=== EXERCISE INSTRUCTIONS ===
Please transcribe the data below exactly. Leave the pictures out.

=== GIVEN DATA ===
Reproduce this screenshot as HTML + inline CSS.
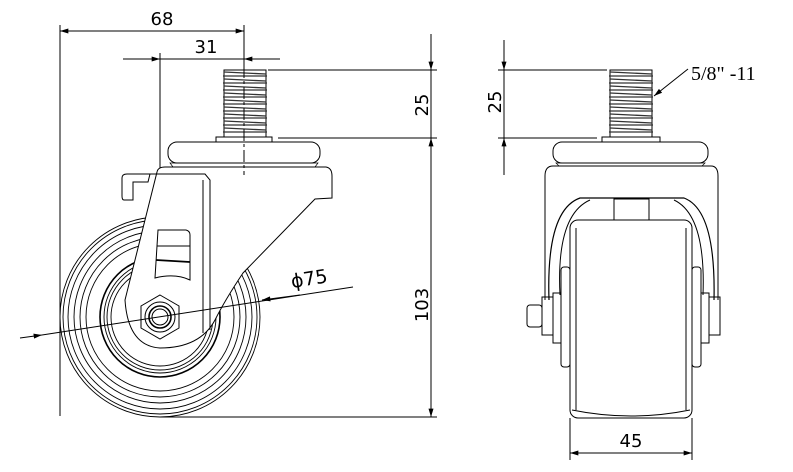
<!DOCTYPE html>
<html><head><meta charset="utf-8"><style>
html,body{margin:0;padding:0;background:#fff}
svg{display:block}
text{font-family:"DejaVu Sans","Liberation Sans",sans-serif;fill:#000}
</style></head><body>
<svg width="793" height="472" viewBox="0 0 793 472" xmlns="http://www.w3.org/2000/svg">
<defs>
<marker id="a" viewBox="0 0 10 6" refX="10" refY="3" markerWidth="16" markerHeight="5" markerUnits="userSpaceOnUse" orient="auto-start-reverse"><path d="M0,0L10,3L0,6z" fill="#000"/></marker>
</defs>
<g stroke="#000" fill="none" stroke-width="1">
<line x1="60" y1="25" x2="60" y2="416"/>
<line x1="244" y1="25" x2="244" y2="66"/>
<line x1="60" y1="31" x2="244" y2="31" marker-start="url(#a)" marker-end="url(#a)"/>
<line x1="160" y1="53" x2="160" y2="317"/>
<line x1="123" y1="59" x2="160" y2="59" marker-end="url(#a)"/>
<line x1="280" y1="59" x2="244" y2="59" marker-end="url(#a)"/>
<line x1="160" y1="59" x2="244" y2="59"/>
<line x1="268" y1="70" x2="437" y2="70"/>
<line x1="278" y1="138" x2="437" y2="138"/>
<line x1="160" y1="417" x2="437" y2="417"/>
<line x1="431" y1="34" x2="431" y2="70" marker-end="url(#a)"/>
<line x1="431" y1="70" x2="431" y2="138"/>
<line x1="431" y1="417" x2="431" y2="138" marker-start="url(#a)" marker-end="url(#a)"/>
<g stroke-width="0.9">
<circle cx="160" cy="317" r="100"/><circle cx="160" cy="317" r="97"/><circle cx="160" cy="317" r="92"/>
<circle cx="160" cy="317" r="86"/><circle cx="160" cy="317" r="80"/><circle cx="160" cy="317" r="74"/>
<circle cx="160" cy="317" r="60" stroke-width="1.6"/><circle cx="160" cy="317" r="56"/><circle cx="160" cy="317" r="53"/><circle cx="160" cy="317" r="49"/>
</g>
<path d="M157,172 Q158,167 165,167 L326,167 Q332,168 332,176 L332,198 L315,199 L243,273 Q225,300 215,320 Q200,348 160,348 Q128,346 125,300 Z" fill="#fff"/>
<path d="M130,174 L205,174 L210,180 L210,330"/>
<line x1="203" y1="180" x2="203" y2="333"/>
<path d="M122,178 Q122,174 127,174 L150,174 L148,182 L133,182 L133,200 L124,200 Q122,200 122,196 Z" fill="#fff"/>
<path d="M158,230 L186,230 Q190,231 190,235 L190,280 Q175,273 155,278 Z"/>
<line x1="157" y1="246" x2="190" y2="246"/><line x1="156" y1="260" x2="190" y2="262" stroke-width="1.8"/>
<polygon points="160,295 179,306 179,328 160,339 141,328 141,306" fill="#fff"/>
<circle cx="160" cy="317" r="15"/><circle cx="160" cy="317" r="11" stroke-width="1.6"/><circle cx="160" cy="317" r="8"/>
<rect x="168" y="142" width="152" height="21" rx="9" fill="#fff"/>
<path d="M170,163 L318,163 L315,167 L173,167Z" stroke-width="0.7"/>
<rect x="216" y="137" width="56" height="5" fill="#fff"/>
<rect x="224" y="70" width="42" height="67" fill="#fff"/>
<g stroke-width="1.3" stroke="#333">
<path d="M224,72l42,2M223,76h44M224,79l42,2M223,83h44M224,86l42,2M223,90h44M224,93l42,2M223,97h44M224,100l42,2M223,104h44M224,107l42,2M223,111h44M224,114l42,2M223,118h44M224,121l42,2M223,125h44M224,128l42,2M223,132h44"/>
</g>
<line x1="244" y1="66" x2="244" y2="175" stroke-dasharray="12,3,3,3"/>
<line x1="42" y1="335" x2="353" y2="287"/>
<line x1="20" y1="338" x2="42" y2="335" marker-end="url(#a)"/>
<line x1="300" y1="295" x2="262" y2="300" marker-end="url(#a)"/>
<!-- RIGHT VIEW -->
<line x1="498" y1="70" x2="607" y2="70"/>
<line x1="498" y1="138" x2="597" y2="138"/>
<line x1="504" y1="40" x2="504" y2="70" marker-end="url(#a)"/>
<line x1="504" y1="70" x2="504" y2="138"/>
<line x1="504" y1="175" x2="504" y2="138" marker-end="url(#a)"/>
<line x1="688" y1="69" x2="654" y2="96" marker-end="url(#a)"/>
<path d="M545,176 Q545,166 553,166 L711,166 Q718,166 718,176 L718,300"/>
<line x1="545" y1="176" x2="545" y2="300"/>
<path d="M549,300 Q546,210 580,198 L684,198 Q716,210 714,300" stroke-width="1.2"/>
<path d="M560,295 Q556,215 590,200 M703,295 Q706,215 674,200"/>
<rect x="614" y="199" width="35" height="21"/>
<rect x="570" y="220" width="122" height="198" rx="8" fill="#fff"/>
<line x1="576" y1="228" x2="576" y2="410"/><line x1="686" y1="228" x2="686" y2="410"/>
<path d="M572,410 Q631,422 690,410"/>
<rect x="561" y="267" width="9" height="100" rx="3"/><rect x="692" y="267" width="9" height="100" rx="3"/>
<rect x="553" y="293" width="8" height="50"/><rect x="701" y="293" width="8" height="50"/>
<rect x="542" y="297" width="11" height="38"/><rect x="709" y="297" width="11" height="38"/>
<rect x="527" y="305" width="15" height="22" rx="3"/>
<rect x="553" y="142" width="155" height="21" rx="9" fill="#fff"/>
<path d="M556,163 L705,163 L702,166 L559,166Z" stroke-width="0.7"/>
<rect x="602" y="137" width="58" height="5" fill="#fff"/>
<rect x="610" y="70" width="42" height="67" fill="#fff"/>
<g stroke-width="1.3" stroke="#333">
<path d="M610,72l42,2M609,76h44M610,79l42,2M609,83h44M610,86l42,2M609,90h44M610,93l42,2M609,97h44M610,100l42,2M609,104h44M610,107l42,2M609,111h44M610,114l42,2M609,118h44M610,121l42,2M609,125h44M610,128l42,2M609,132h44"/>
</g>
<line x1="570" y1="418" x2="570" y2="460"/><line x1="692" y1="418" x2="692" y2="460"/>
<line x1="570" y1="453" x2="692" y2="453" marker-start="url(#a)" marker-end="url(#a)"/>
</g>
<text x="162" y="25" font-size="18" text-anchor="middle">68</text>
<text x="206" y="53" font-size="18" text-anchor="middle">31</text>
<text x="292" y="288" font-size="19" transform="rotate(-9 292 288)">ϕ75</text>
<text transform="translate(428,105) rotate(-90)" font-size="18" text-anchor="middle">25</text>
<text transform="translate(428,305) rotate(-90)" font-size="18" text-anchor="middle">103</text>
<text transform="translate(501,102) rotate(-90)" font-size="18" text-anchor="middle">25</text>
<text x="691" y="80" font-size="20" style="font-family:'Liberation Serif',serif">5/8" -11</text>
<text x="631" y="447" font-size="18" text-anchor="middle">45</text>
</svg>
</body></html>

=== RESULT ===
Reproduce this screenshot as HTML + inline CSS.
<!DOCTYPE html>
<html><head><meta charset="utf-8"><style>
html,body{margin:0;padding:0;background:#fff}
svg{display:block}
text{font-family:"DejaVu Sans","Liberation Sans",sans-serif;fill:#000}
</style></head><body>
<svg width="793" height="472" viewBox="0 0 793 472" xmlns="http://www.w3.org/2000/svg">
<defs>
<marker id="a" viewBox="0 0 10 6" refX="10" refY="3" markerWidth="16" markerHeight="5" markerUnits="userSpaceOnUse" orient="auto-start-reverse"><path d="M0,0L10,3L0,6z" fill="#000"/></marker>
</defs>
<g stroke="#000" fill="none" stroke-width="1">
<line x1="60" y1="25" x2="60" y2="416"/>
<line x1="244" y1="25" x2="244" y2="66"/>
<line x1="60" y1="31" x2="244" y2="31" marker-start="url(#a)" marker-end="url(#a)"/>
<line x1="160" y1="53" x2="160" y2="317"/>
<line x1="123" y1="59" x2="160" y2="59" marker-end="url(#a)"/>
<line x1="280" y1="59" x2="244" y2="59" marker-end="url(#a)"/>
<line x1="160" y1="59" x2="244" y2="59"/>
<line x1="268" y1="70" x2="437" y2="70"/>
<line x1="278" y1="138" x2="437" y2="138"/>
<line x1="160" y1="417" x2="437" y2="417"/>
<line x1="431" y1="34" x2="431" y2="70" marker-end="url(#a)"/>
<line x1="431" y1="70" x2="431" y2="138"/>
<line x1="431" y1="417" x2="431" y2="138" marker-start="url(#a)" marker-end="url(#a)"/>
<g stroke-width="0.9">
<circle cx="160" cy="317" r="100"/><circle cx="160" cy="317" r="97"/><circle cx="160" cy="317" r="92"/>
<circle cx="160" cy="317" r="86"/><circle cx="160" cy="317" r="80"/><circle cx="160" cy="317" r="74"/>
<circle cx="160" cy="317" r="60" stroke-width="1.6"/><circle cx="160" cy="317" r="56"/><circle cx="160" cy="317" r="53"/><circle cx="160" cy="317" r="49"/>
</g>
<path d="M157,172 Q158,167 165,167 L326,167 Q332,168 332,176 L332,198 L315,199 L243,273 Q225,300 215,320 Q200,348 160,348 Q128,346 125,300 Z" fill="#fff"/>
<path d="M130,174 L205,174 L210,180 L210,330"/>
<line x1="203" y1="180" x2="203" y2="333"/>
<path d="M122,178 Q122,174 127,174 L150,174 L148,182 L133,182 L133,200 L124,200 Q122,200 122,196 Z" fill="#fff"/>
<path d="M158,230 L186,230 Q190,231 190,235 L190,280 Q175,273 155,278 Z"/>
<line x1="157" y1="246" x2="190" y2="246"/><line x1="156" y1="260" x2="190" y2="262" stroke-width="1.8"/>
<polygon points="160,295 179,306 179,328 160,339 141,328 141,306" fill="#fff"/>
<circle cx="160" cy="317" r="15"/><circle cx="160" cy="317" r="11" stroke-width="1.6"/><circle cx="160" cy="317" r="8"/>
<rect x="168" y="142" width="152" height="21" rx="9" fill="#fff"/>
<path d="M170,163 L318,163 L315,167 L173,167Z" stroke-width="0.7"/>
<rect x="216" y="137" width="56" height="5" fill="#fff"/>
<rect x="224" y="70" width="42" height="67" fill="#fff"/>
<g stroke-width="1.3" stroke="#333">
<path d="M224,72l42,2M223,76h44M224,79l42,2M223,83h44M224,86l42,2M223,90h44M224,93l42,2M223,97h44M224,100l42,2M223,104h44M224,107l42,2M223,111h44M224,114l42,2M223,118h44M224,121l42,2M223,125h44M224,128l42,2M223,132h44"/>
</g>
<line x1="244" y1="66" x2="244" y2="175" stroke-dasharray="12,3,3,3"/>
<line x1="42" y1="335" x2="353" y2="287"/>
<line x1="20" y1="338" x2="42" y2="335" marker-end="url(#a)"/>
<line x1="300" y1="295" x2="262" y2="300" marker-end="url(#a)"/>
<!-- RIGHT VIEW -->
<line x1="498" y1="70" x2="607" y2="70"/>
<line x1="498" y1="138" x2="597" y2="138"/>
<line x1="504" y1="40" x2="504" y2="70" marker-end="url(#a)"/>
<line x1="504" y1="70" x2="504" y2="138"/>
<line x1="504" y1="175" x2="504" y2="138" marker-end="url(#a)"/>
<line x1="688" y1="69" x2="654" y2="96" marker-end="url(#a)"/>
<path d="M545,176 Q545,166 553,166 L711,166 Q718,166 718,176 L718,300"/>
<line x1="545" y1="176" x2="545" y2="300"/>
<path d="M549,300 Q546,210 580,198 L684,198 Q716,210 714,300" stroke-width="1.2"/>
<path d="M560,295 Q556,215 590,200 M703,295 Q706,215 674,200"/>
<rect x="614" y="199" width="35" height="21"/>
<rect x="570" y="220" width="122" height="198" rx="8" fill="#fff"/>
<line x1="576" y1="228" x2="576" y2="410"/><line x1="686" y1="228" x2="686" y2="410"/>
<path d="M572,410 Q631,422 690,410"/>
<rect x="561" y="267" width="9" height="100" rx="3"/><rect x="692" y="267" width="9" height="100" rx="3"/>
<rect x="553" y="293" width="8" height="50"/><rect x="701" y="293" width="8" height="50"/>
<rect x="542" y="297" width="11" height="38"/><rect x="709" y="297" width="11" height="38"/>
<rect x="527" y="305" width="15" height="22" rx="3"/>
<rect x="553" y="142" width="155" height="21" rx="9" fill="#fff"/>
<path d="M556,163 L705,163 L702,166 L559,166Z" stroke-width="0.7"/>
<rect x="602" y="137" width="58" height="5" fill="#fff"/>
<rect x="610" y="70" width="42" height="67" fill="#fff"/>
<g stroke-width="1.3" stroke="#333">
<path d="M610,72l42,2M609,76h44M610,79l42,2M609,83h44M610,86l42,2M609,90h44M610,93l42,2M609,97h44M610,100l42,2M609,104h44M610,107l42,2M609,111h44M610,114l42,2M609,118h44M610,121l42,2M609,125h44M610,128l42,2M609,132h44"/>
</g>
<line x1="570" y1="418" x2="570" y2="460"/><line x1="692" y1="418" x2="692" y2="460"/>
<line x1="570" y1="453" x2="692" y2="453" marker-start="url(#a)" marker-end="url(#a)"/>
</g>
<text x="162" y="25" font-size="18" text-anchor="middle">68</text>
<text x="206" y="53" font-size="18" text-anchor="middle">31</text>
<text x="292" y="288" font-size="19" transform="rotate(-9 292 288)">ϕ75</text>
<text transform="translate(428,105) rotate(-90)" font-size="18" text-anchor="middle">25</text>
<text transform="translate(428,305) rotate(-90)" font-size="18" text-anchor="middle">103</text>
<text transform="translate(501,102) rotate(-90)" font-size="18" text-anchor="middle">25</text>
<text x="691" y="80" font-size="20" style="font-family:'Liberation Serif',serif">5/8" -11</text>
<text x="631" y="447" font-size="18" text-anchor="middle">45</text>
</svg>
</body></html>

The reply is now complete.